## What the exercise asks
Quote the records that follow in full and exactly; leave out the pictures.

## Dataset entries
— BEGIN —
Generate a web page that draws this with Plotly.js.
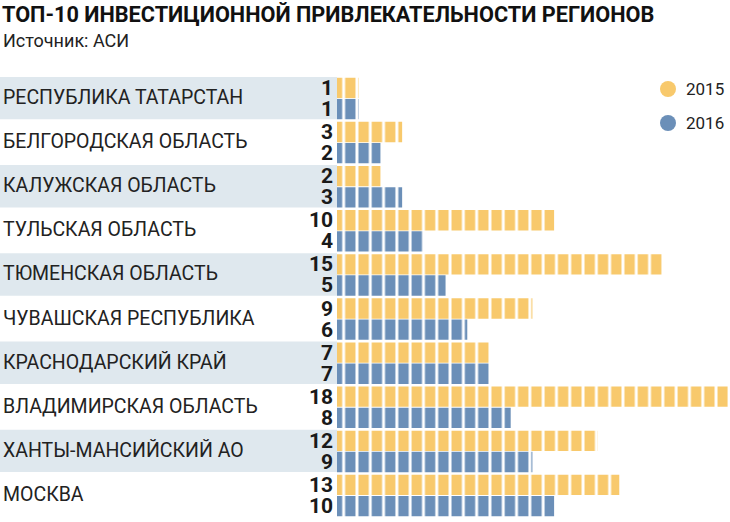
<!DOCTYPE html>
<html>
<head>
<meta charset="utf-8">
<script src="https://cdn.plot.ly/plotly-3.0.1.min.js"></script>
<style>html,body{margin:0;padding:0;background:#fff;}#chart{width:730px;height:522px;}</style>
</head>
<body>
<div id="chart"></div>
<script>
var regions = ["РЕСПУБЛИКА ТАТАРСТАН","БЕЛГОРОДСКАЯ ОБЛАСТЬ","КАЛУЖСКАЯ ОБЛАСТЬ","ТУЛЬСКАЯ ОБЛАСТЬ","ТЮМЕНСКАЯ ОБЛАСТЬ","ЧУВАШСКАЯ РЕСПУБЛИКА","КРАСНОДАРСКИЙ КРАЙ","ВЛАДИМИРСКАЯ ОБЛАСТЬ","ХАНТЫ-МАНСИЙСКИЙ АО","МОСКВА"];
var rank2015 = [1,3,2,10,15,9,7,18,12,13];
var rank2016 = [1,2,3,4,5,6,7,8,9,10];
var seriesNames = ["2015","2016"];
var titleText = "ТОП-10 ИНВЕСТИЦИОННОЙ ПРИВЛЕКАТЕЛЬНОСТИ РЕГИОНОВ";
var subtitleText = "Источник: АСИ";

var YELLOW = "#f8c96c", BLUE = "#6b8fb8", BAND = "#dfe8ee";
var W = 730, H = 522, MT = 74, MB = 2;
var xDomainStart = 337 / W;
function py(p) { return (H - MB - p) / (H - MT - MB); }
function px(p) { return p / W; }

function barTrace(vals, name, color) {
  return {
    type: "bar", orientation: "h", name: name,
    x: vals, y: regions,
    marker: {color: color, pattern: {shape: "|", fillmode: "replace", bgcolor: color, fgcolor: "#ffffff", size: 13.3, solidity: 0.22}, line: {width: 0}},
    hoverinfo: "x+y"
  };
}

var data = [barTrace(rank2015, seriesNames[0], YELLOW), barTrace(rank2016, seriesNames[1], BLUE)];

var shapes = [];
var annotations = [];
var numFont = {family: "Roboto", size: 21, color: "#1a1a1a", weight: "bold"};
regions.forEach(function(r, i) {
  if (i % 2 === 0) {
    shapes.push({type: "rect", xref: "paper", yref: "y", x0: 0, x1: xDomainStart, y0: i - 0.49, y1: i + 0.47, fillcolor: BAND, line: {width: 0}, layer: "below"});
  }
  annotations.push({xref: "paper", yref: "y", x: px(1), y: r, xanchor: "left", yanchor: "middle", yshift: 1, text: r, showarrow: false, font: {family: "Roboto", size: 19.5, color: "#222"}});
  annotations.push({xref: "x", yref: "y", x: 0, y: r, xanchor: "right", yanchor: "middle", xshift: -2, yshift: 10.5, text: String(rank2015[i]), showarrow: false, font: numFont});
  annotations.push({xref: "x", yref: "y", x: 0, y: r, xanchor: "right", yanchor: "middle", xshift: -2, yshift: -10.5, text: String(rank2016[i]), showarrow: false, font: numFont});
});

// title and subtitle
annotations.push({xref: "paper", yref: "paper", x: 0, y: py(14), xanchor: "left", yanchor: "middle", text: "<b>" + titleText + "</b>", showarrow: false, font: {family: "Roboto", size: 21.7, color: "#111"}});
annotations.push({xref: "paper", yref: "paper", x: px(1), y: py(40), xanchor: "left", yanchor: "middle", text: subtitleText, showarrow: false, font: {family: "Roboto", size: 18, color: "#222"}});

// legend
var legendColors = [YELLOW, BLUE];
var legendY = [89, 123];
seriesNames.forEach(function(n, k) {
  var cy = legendY[k];
  shapes.push({type: "circle", xref: "paper", yref: "paper", x0: px(660), x1: px(676), y0: py(cy + 8), y1: py(cy - 8), fillcolor: legendColors[k], line: {width: 0}});
  annotations.push({xref: "paper", yref: "paper", x: px(684), y: py(cy), xanchor: "left", yanchor: "middle", text: n, showarrow: false, font: {family: "Roboto", size: 17, color: "#222"}});
});

var layout = {
  width: W, height: H,
  margin: {l: 0, r: 0, t: MT, b: MB, pad: 0},
  paper_bgcolor: "#ffffff", plot_bgcolor: "rgba(0,0,0,0)",
  barmode: "group", bargap: 0.04, bargroupgap: 0.04,
  showlegend: false,
  xaxis: {domain: [xDomainStart, 1], range: [0, 18.1], showgrid: false, zeroline: false, showticklabels: false, ticks: "", fixedrange: true},
  yaxis: {type: "category", autorange: "reversed", showgrid: false, zeroline: false, showticklabels: false, ticks: "", fixedrange: true},
  shapes: shapes,
  annotations: annotations
};

Plotly.newPlot("chart", data, layout, {displayModeBar: false, staticPlot: true});
</script>
</body>
</html>
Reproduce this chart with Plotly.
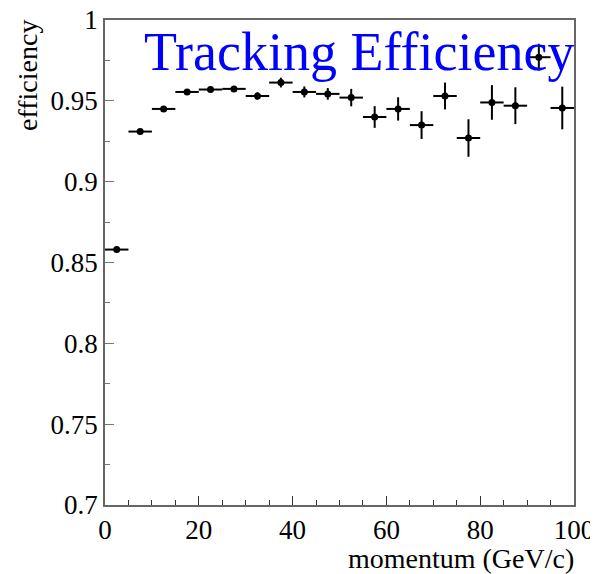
— END —
## Answer to the exercise
Generate a web page that draws this with Plotly.js.
<!DOCTYPE html>
<html>
<head>
<meta charset="utf-8">
<script src="https://cdn.plot.ly/plotly-3.0.1.min.js"></script>
<style>html,body{margin:0;padding:0;background:#fff;}#chart{width:730px;height:522px;}</style>
</head>
<body>
<div id="chart"></div>
<script>
var regions = ["РЕСПУБЛИКА ТАТАРСТАН","БЕЛГОРОДСКАЯ ОБЛАСТЬ","КАЛУЖСКАЯ ОБЛАСТЬ","ТУЛЬСКАЯ ОБЛАСТЬ","ТЮМЕНСКАЯ ОБЛАСТЬ","ЧУВАШСКАЯ РЕСПУБЛИКА","КРАСНОДАРСКИЙ КРАЙ","ВЛАДИМИРСКАЯ ОБЛАСТЬ","ХАНТЫ-МАНСИЙСКИЙ АО","МОСКВА"];
var rank2015 = [1,3,2,10,15,9,7,18,12,13];
var rank2016 = [1,2,3,4,5,6,7,8,9,10];
var seriesNames = ["2015","2016"];
var titleText = "ТОП-10 ИНВЕСТИЦИОННОЙ ПРИВЛЕКАТЕЛЬНОСТИ РЕГИОНОВ";
var subtitleText = "Источник: АСИ";

var YELLOW = "#f8c96c", BLUE = "#6b8fb8", BAND = "#dfe8ee";
var W = 730, H = 522, MT = 74, MB = 2;
var xDomainStart = 337 / W;
function py(p) { return (H - MB - p) / (H - MT - MB); }
function px(p) { return p / W; }

function barTrace(vals, name, color) {
  return {
    type: "bar", orientation: "h", name: name,
    x: vals, y: regions,
    marker: {color: color, pattern: {shape: "|", fillmode: "replace", bgcolor: color, fgcolor: "#ffffff", size: 13.3, solidity: 0.22}, line: {width: 0}},
    hoverinfo: "x+y"
  };
}

var data = [barTrace(rank2015, seriesNames[0], YELLOW), barTrace(rank2016, seriesNames[1], BLUE)];

var shapes = [];
var annotations = [];
var numFont = {family: "Roboto", size: 21, color: "#1a1a1a", weight: "bold"};
regions.forEach(function(r, i) {
  if (i % 2 === 0) {
    shapes.push({type: "rect", xref: "paper", yref: "y", x0: 0, x1: xDomainStart, y0: i - 0.49, y1: i + 0.47, fillcolor: BAND, line: {width: 0}, layer: "below"});
  }
  annotations.push({xref: "paper", yref: "y", x: px(1), y: r, xanchor: "left", yanchor: "middle", yshift: 1, text: r, showarrow: false, font: {family: "Roboto", size: 19.5, color: "#222"}});
  annotations.push({xref: "x", yref: "y", x: 0, y: r, xanchor: "right", yanchor: "middle", xshift: -2, yshift: 10.5, text: String(rank2015[i]), showarrow: false, font: numFont});
  annotations.push({xref: "x", yref: "y", x: 0, y: r, xanchor: "right", yanchor: "middle", xshift: -2, yshift: -10.5, text: String(rank2016[i]), showarrow: false, font: numFont});
});

// title and subtitle
annotations.push({xref: "paper", yref: "paper", x: 0, y: py(14), xanchor: "left", yanchor: "middle", text: "<b>" + titleText + "</b>", showarrow: false, font: {family: "Roboto", size: 21.7, color: "#111"}});
annotations.push({xref: "paper", yref: "paper", x: px(1), y: py(40), xanchor: "left", yanchor: "middle", text: subtitleText, showarrow: false, font: {family: "Roboto", size: 18, color: "#222"}});

// legend
var legendColors = [YELLOW, BLUE];
var legendY = [89, 123];
seriesNames.forEach(function(n, k) {
  var cy = legendY[k];
  shapes.push({type: "circle", xref: "paper", yref: "paper", x0: px(660), x1: px(676), y0: py(cy + 8), y1: py(cy - 8), fillcolor: legendColors[k], line: {width: 0}});
  annotations.push({xref: "paper", yref: "paper", x: px(684), y: py(cy), xanchor: "left", yanchor: "middle", text: n, showarrow: false, font: {family: "Roboto", size: 17, color: "#222"}});
});

var layout = {
  width: W, height: H,
  margin: {l: 0, r: 0, t: MT, b: MB, pad: 0},
  paper_bgcolor: "#ffffff", plot_bgcolor: "rgba(0,0,0,0)",
  barmode: "group", bargap: 0.04, bargroupgap: 0.04,
  showlegend: false,
  xaxis: {domain: [xDomainStart, 1], range: [0, 18.1], showgrid: false, zeroline: false, showticklabels: false, ticks: "", fixedrange: true},
  yaxis: {type: "category", autorange: "reversed", showgrid: false, zeroline: false, showticklabels: false, ticks: "", fixedrange: true},
  shapes: shapes,
  annotations: annotations
};

Plotly.newPlot("chart", data, layout, {displayModeBar: false, staticPlot: true});
</script>
</body>
</html>
Reproduce this chart with Plotly.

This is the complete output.